Bob Webb's album, Full Circle: The Solo Banjo Sessions means a lot to those of us who have been waiting many years for a recording of just Bob and the banjo. In the late 1970s, Webb abandoned old time banjo tunes for maritime music and Los Angeles for British Columbia and later Maine where he still resides. So, to have him back with this amazing album of old time banjo tunes is truly welcome since he is one of the finest clawhammer players in the country. The more you listen to his playing, the more you will appreciate his talent and mastery of the instrument.

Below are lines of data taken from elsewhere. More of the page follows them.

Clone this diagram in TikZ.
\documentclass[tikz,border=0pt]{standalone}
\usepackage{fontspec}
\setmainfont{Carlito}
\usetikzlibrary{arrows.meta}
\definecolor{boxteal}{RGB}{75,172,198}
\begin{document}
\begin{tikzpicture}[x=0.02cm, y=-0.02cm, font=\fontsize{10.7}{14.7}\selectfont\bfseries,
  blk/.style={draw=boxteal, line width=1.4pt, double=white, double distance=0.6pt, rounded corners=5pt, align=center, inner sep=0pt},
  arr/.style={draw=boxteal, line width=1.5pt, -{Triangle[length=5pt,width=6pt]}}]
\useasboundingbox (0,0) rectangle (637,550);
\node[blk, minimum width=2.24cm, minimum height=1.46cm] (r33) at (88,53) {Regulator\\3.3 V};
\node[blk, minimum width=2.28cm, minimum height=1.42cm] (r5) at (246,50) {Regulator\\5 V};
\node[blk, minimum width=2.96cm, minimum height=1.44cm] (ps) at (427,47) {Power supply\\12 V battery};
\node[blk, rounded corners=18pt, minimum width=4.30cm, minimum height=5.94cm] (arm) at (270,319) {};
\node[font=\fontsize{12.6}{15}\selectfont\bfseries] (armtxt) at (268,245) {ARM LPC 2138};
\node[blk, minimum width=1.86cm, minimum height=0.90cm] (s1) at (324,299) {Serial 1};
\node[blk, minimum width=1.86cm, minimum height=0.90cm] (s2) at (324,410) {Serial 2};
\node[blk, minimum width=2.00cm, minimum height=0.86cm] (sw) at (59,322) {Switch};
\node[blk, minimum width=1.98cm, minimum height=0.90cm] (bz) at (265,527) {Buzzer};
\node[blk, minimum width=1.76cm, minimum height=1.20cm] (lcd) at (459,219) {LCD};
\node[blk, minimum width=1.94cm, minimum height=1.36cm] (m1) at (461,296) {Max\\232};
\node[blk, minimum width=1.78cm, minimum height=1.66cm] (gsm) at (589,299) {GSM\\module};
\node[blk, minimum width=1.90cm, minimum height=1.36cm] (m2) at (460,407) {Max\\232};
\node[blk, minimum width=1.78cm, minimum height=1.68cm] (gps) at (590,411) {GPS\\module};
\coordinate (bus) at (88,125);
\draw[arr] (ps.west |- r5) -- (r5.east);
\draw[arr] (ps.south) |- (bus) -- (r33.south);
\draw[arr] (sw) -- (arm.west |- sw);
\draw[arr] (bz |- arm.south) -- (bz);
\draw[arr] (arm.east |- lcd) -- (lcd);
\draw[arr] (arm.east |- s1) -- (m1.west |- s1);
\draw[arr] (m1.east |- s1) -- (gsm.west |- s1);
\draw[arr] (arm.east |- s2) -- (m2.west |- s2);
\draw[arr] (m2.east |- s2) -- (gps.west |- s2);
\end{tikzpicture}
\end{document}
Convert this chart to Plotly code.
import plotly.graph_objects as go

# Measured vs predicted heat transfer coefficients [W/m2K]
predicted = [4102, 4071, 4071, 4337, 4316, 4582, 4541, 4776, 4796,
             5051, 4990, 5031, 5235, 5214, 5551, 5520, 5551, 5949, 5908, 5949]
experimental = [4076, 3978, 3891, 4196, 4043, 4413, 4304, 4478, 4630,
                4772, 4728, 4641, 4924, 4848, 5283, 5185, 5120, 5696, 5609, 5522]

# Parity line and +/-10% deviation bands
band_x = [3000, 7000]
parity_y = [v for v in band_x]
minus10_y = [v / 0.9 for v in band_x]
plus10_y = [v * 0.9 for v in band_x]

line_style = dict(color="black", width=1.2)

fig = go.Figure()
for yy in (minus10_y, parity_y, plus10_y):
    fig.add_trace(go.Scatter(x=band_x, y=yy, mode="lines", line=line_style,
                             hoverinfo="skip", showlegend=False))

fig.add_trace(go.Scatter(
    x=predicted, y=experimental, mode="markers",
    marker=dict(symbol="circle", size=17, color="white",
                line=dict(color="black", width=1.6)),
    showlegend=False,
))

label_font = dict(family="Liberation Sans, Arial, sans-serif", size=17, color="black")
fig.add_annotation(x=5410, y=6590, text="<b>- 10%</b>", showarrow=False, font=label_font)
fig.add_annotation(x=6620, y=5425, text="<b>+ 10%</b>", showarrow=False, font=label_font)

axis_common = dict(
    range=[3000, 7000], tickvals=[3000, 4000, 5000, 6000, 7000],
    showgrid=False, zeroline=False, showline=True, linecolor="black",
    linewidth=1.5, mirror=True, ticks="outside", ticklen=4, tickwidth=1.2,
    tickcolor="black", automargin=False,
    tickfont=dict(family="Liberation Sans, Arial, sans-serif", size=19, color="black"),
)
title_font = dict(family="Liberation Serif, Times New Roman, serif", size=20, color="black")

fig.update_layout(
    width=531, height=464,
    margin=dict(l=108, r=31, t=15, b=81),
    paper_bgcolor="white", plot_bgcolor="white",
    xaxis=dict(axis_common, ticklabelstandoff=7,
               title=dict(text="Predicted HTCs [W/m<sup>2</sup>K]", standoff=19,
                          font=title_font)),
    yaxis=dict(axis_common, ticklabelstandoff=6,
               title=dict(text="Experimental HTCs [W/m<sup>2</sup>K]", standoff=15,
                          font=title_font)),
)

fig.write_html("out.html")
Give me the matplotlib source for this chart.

Bob Web photo by Helen Richmond Webb

In the album notes Webb states that this is a "live" recording with no "studio magic." Instead says Webb, "the music is what you might hear when I play the banjo at home after supper". Any fan of old time banjo playing and old time tunes will definitely want to bring this album home. It's an incredibly diverse collection of 21 tunes utilizing seven tunings and six different banjos. Two tunes include a soft, tasteful guitar accompaniment Vocals and instrumentals range from songs sung in a low, lazy style to the lively, entertaining, toe-tapping music many of us sing and play at jams and festivals.

Non-musicians will enjoy Webb's music because it invokes front porch, back woods, down home, barn dance feelings characteristic of its roots. For the musician-especially old-time banjo players-his ability to combine strong melody lines, wonderful drop thumb fills, and the gentle tic, tic of the beat into a multi-layered sound will both intimidate and inspire.

The album features an interesting array of songs and tunes. Three tunes written by Webb are included. Meggie (a friend's cat) and Sleepy Margaret (a lullaby for Webb's daughter) are nice, but the most interesting is Fast-moving Cloud because of its timing and drive. It sticks with you and pops into your head throughout the day-a sure sign of a good tune. He doesn't totally get away from his other musical love, sea shanties. Listen to When Johnny Comes Down to Hilo, The Unfortunate Tailor and Lady Carlisle, and you'll hear the storytelling, so common to the genre. By the way, it's worth listening to the words on Lady Carlisle because the story is very engaging. However, for me vintage Bob Webb can best be heard on pieces like Nine Hundred Miles, Sally in the Garden, Charleston, Policeman and Last Chance.

You'll have to go to his website to get the tunings used on the album but as Webb explains, the tunings are simply the relative intervals between notes and not necessarily on pitch. You are in for some surprises on the keys and won't be able to play along without some creative use of your capo. The website also contains historical facts about banjos and tunings and interesting background information on Bob. It's also where you can order Full Circle: The Solo Banjo Sessions.

Was it worth the wait? Yes and, hopefully, we won't have to wait another 30 years for volume two.

Monika White, a sometimes banjo player, is proud to say she was Bob Webb's student 30 years ago and happy to say that they are still friends.